Colossians 1:16–17. “For by him all things were created, in heaven and on earth, visible and invisible, whether thrones or dominions or rulers or authorities—all things were created through him and for him. And he is before all things, and in him all things hold together.” Everything exists for God and for his glory alone—a truth echoed in Psalm 115, which denounces the impotence of idols by contrast: “Our God is in the heavens; he does all that he pleases” (Psalm 115:3).

Job. Perhaps the fullest biblical treatment of the theme is the book of Job. Job wrestles not so much with unanswered questions as with whether God is still his friend. Remarkably, God never actually answers Job’s specific questions. Instead, he reveals himself afresh through creation itself: “Where were you when I laid the foundations of the earth?” (38:4). By the end, Job does not receive explanations; he receives a fresh sight of God, which is enough: “I had heard of you by the hearing of the ear, but now my eye sees you; therefore I despise myself, and repent in dust and ashes” (42:5–6).

Philippians 4:7–9. Peace guards the heart and mind not through information alone but through deliberate, disciplined thought—dwelling on what is true, honourable, just, and pure. This “whatever is true” is not merely whatever is true about the circumstance, but supremely whatever is true about God.

Louder than Truth

Job’s own story models both the response we should aim for and the danger we should avoid. He begins well: “The LORD gave, and the LORD has taken away; blessed be the name of the LORD” (1:21). Here, he submits to God’s sovereignty while affirming his goodness. When his wife urges him to curse God and die, he rebukes her folly and asks, “Shall we receive good from God, and shall we not receive evil?” (2:10).

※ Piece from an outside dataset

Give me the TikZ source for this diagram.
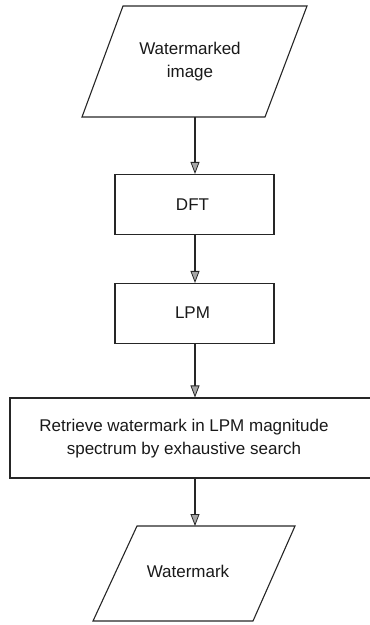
\documentclass[tikz,border=0pt]{standalone}
\usepackage{fontspec}
\setmainfont{Liberation Sans}
\usetikzlibrary{arrows.meta}
\tikzset{
  outl/.style={line width=1.1pt, draw=black!85, line join=miter},
  procbox/.style={outl, rectangle, minimum width=159pt, minimum height=60pt, inner sep=0pt},
  lbl/.style={font=\fontsize{17}{23}\selectfont, align=center, inner sep=0pt, text=black!90},
  flow/.style={line width=1.1pt, draw=black!85, -{Triangle[length=12pt,width=9pt,fill=gray!70,line width=0.8pt]}}
}
\begin{document}
\begin{tikzpicture}[x=1pt,y=-1pt]
\useasboundingbox (0,0) rectangle (370,625);
\clip (0,0) rectangle (370,625);
% top parallelogram
\draw[outl] (123,6) -- (307,6) -- (265,117) -- (82,117) -- cycle;
\node[lbl] (wimg) at (190,62) {Watermarked\\image};
\coordinate (wimgB) at (195,117);
% DFT
\node[procbox] (dft) at (194.5,204.5) {};
\node[lbl] (dftT) at (192.5,205) {DFT};
% LPM
\node[procbox] (lpm) at (194.5,313.5) {};
\node[lbl] (lpmT) at (192.5,313) {LPM};
% big box
\node[outl, rectangle, minimum width=380pt, minimum height=80pt, inner sep=0pt] (ret) at (200,438) {};
\node[lbl] (retT) at (184,438.5) {Retrieve watermark in LPM magnitude\\spectrum by exhaustive search};
% bottom parallelogram
\draw[outl] (137,526) -- (295,526) -- (253,621) -- (93,621) -- cycle;
\node[lbl] (wm) at (188,571) {Watermark};
\coordinate (wmT) at (195,526);
% connectors
\draw[flow] (wimgB) -- (wimgB |- dft.north);
\draw[flow] (wimgB |- dft.south) -- (wimgB |- lpm.north);
\draw[flow] (wimgB |- lpm.south) -- (wimgB |- ret.north);
\draw[flow] (wimgB |- ret.south) -- (wmT);
\end{tikzpicture}
\end{document}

But as the pain intensifies, Job begins listening to his own feelings and to the poor counsel of his friends. This is the real danger for any sufferer: letting circumstances become the instructor in theology, rather than letting Scripture remind us of who God is.

Putting It Into Practice

This theology inevitably meets concrete life situations.

A hurtful email or accusation. Personally, I will not respond to an upsetting message for at least 24 hours. Hasty replies have almost always proved regrettable. In that waiting period, my goal is to consider whether there is a kernel of truth worth hearing, to remember that nothing has happened by accident, and to respond in a way that reflects God’s own character.

A difficult diagnosis. Rather than searching for blame, the response is to ask what God’s purpose might be—acknowledging that we may never know whether healing will come, while resting in the certainty that God is good and gives only good gifts, even through painful trials.

The loss of a child, or unbelieving children. Some time ago, a family in our church lost a son, and the father’s response at the funeral was remarkable. Through years, he quoted Job’s words without descending into stoicism or fatalism. Parents of children who have not yet come to faith should cling to God’s sovereignty in prayer, trusting that salvation belongs to him. Far from breeding passivity, this truth fuels perseverance in prayer and evangelism, since the outcome does not rest on human manipulation but on God’s gracious initiative.

A Caution on Timing

Even true doctrine can be misapplied if the timing is wrong. Quoting Romans 8:28 to someone in the raw first moments of grief or a fresh diagnosis can land as a spiritual “shut up”—a way of silencing lament rather than accompanying it. Sometimes, presence matters more than argument. But in time, believers do need help to see that God is at work for his glory and their good—and to hold onto that.

The Pattern of Scripture

Martyn Lloyd-Jones found the book of Acts to be a particular tonic for his own soul, precisely because it shows the church facing impossible circumstances while the gospel advances regardless. As Romans 15:4 puts it, these things were written for our instruction, that through endurance and the encouragement of the Scriptures we might have hope.

The call, then, is not to explain away suffering but to keep returning to the character of the one who governs it, remembering his sovereign purpose to conform his people to the likeness of his Son, and trusting him even when, like the disciples crossing Galilee in the storm, the other side still seems far off.